> EXERCISE AIM: Locate and copy all lines bearing the word "standalone".

> RECORDS FOR THE EXERCISE:
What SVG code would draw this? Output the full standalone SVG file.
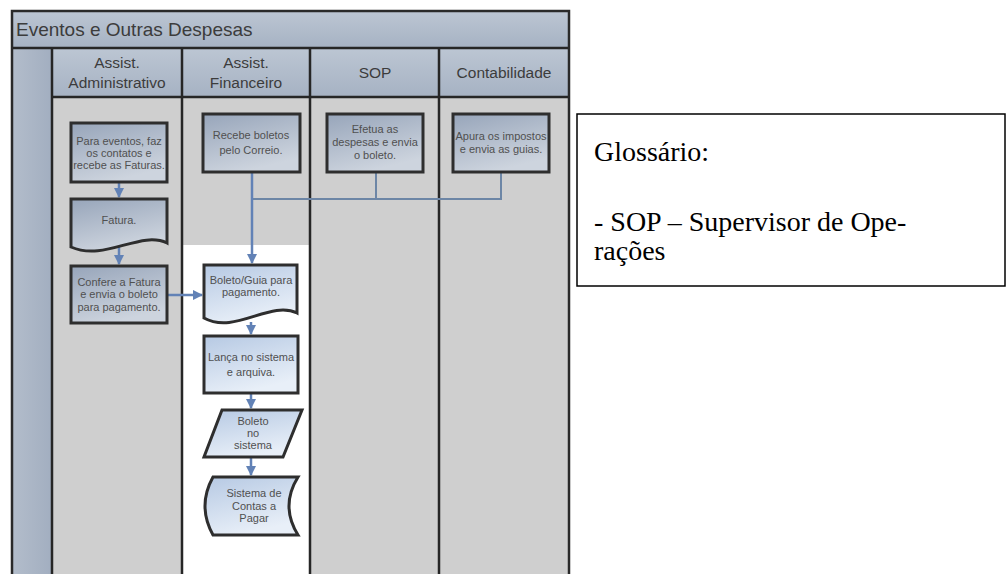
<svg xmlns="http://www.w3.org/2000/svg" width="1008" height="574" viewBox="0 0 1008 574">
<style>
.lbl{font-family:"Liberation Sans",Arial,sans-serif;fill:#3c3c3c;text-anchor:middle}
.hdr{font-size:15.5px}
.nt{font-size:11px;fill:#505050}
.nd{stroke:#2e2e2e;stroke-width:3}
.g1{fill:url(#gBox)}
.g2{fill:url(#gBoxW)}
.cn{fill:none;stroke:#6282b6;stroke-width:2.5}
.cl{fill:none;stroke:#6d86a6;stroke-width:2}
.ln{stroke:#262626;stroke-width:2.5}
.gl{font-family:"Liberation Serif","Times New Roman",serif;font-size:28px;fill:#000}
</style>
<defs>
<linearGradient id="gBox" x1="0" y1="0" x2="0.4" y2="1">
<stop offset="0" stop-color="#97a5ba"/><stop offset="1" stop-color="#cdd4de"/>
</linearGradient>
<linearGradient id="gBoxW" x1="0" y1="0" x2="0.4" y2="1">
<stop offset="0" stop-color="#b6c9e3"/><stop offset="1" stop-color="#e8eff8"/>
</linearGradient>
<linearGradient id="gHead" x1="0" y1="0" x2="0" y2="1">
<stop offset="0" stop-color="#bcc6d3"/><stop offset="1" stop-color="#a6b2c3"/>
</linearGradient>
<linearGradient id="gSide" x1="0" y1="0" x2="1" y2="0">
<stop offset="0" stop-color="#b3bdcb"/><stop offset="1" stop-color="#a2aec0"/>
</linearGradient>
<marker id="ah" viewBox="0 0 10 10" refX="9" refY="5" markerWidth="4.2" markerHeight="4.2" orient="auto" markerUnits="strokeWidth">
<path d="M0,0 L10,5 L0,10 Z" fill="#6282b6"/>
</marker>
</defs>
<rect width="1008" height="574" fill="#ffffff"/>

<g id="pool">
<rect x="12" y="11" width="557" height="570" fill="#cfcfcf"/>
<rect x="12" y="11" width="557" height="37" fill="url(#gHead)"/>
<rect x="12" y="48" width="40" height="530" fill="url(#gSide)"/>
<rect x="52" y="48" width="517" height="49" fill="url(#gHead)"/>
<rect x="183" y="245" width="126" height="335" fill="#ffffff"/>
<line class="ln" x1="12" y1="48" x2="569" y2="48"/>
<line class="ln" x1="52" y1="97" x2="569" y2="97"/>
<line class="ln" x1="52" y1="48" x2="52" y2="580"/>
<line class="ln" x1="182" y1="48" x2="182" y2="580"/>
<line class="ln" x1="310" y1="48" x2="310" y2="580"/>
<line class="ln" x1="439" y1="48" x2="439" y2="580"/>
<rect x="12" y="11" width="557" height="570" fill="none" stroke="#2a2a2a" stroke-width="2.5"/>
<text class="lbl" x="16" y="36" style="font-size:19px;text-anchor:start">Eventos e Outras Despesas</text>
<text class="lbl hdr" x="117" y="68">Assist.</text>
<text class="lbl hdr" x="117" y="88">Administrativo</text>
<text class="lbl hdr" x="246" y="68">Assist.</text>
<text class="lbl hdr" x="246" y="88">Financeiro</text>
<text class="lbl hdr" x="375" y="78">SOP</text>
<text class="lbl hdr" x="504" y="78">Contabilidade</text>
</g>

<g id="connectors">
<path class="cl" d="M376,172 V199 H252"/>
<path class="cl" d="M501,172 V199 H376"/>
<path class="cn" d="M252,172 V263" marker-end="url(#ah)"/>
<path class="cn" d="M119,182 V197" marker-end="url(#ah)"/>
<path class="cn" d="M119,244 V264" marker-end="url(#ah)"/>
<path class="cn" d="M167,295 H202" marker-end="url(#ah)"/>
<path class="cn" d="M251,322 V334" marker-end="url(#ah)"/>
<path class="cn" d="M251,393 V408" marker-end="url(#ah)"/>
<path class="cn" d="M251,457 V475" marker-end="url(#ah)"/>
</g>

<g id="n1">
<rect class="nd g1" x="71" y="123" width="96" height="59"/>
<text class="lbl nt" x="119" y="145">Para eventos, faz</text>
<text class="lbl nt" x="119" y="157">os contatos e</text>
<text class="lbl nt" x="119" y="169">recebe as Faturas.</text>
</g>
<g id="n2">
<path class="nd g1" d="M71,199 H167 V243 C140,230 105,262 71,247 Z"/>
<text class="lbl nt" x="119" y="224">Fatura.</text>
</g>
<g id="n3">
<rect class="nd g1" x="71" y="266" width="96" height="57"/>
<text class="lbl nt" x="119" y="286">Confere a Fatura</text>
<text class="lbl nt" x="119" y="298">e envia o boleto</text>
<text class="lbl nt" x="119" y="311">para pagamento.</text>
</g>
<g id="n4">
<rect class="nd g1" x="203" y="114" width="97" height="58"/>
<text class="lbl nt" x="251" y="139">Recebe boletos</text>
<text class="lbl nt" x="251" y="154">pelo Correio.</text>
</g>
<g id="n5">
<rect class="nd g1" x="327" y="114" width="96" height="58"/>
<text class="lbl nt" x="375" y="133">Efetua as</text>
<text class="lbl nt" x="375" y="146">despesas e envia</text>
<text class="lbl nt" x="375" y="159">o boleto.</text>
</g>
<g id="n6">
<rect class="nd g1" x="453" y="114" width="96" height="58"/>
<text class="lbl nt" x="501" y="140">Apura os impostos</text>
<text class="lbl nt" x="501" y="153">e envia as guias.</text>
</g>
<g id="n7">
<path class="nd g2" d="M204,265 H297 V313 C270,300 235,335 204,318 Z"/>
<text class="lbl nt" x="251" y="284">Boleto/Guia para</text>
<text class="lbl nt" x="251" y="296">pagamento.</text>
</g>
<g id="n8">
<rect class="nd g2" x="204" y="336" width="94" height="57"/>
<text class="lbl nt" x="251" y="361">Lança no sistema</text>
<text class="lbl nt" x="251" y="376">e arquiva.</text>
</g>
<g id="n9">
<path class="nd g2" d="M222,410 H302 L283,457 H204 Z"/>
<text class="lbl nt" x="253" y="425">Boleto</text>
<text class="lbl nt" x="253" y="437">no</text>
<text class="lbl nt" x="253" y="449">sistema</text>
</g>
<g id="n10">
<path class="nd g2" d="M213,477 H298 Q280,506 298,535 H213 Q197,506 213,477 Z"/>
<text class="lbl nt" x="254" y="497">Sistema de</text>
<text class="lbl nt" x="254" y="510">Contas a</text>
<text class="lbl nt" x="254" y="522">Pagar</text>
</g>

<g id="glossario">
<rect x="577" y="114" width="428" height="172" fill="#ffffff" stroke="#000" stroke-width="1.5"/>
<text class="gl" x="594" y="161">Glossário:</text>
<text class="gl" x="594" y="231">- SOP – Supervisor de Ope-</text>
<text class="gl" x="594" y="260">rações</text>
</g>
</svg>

...

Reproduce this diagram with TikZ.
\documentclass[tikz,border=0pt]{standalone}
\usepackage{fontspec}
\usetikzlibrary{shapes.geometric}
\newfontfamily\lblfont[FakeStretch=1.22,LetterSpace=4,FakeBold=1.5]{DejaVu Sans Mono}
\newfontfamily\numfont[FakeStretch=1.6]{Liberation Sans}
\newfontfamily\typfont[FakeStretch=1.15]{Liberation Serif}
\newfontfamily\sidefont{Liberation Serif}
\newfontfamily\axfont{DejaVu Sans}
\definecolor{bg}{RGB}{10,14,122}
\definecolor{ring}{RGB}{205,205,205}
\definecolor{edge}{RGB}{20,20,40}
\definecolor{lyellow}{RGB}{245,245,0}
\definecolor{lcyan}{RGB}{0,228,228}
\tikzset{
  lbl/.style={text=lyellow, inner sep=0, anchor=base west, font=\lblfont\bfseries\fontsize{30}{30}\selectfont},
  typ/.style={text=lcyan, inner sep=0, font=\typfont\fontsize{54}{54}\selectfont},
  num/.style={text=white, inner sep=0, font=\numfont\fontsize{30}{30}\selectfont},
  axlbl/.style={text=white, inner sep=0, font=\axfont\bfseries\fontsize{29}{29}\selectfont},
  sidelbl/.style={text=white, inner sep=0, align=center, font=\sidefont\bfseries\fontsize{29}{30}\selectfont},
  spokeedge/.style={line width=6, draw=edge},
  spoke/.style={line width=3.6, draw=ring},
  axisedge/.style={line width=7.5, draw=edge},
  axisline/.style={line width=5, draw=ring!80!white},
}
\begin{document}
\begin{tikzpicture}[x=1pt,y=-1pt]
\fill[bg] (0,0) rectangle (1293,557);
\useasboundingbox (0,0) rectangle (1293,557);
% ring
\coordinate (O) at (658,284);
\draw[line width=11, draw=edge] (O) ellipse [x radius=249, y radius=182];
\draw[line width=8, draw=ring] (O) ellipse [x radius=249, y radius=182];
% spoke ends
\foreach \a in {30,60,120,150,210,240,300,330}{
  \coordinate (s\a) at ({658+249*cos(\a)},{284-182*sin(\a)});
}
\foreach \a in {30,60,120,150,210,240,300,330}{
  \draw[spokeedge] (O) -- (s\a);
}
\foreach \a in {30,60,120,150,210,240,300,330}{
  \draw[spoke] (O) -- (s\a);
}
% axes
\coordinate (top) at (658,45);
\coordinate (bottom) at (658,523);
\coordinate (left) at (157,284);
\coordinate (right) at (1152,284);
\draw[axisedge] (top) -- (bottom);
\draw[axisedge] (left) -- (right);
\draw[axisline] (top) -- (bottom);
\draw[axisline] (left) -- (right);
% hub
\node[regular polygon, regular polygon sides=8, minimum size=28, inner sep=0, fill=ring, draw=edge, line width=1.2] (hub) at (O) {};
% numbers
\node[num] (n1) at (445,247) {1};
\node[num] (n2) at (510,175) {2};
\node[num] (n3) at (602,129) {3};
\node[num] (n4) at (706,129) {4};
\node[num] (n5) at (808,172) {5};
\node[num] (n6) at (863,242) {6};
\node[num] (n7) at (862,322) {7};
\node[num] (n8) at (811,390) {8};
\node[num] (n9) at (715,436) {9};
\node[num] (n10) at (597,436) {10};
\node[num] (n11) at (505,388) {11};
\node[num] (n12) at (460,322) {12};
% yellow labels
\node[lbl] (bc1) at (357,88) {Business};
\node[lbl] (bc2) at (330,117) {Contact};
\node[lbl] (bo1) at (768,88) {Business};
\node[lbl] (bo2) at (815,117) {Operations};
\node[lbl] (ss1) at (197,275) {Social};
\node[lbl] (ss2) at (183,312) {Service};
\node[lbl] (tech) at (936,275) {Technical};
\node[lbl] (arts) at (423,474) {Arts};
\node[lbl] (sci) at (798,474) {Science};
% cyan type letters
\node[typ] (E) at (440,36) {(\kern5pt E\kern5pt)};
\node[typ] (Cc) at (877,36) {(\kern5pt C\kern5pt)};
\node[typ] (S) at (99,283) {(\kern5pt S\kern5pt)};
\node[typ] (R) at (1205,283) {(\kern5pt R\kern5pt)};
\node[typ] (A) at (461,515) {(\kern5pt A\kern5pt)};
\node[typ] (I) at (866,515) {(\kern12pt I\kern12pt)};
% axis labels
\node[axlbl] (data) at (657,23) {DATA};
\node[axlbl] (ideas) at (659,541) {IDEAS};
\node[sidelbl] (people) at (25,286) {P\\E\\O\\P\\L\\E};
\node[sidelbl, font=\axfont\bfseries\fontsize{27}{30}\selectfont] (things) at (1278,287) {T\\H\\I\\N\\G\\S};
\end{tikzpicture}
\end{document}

> REPLY TO THE TASK:
What SVG code would draw this? Output the full standalone SVG file.
\documentclass[tikz,border=0pt]{standalone}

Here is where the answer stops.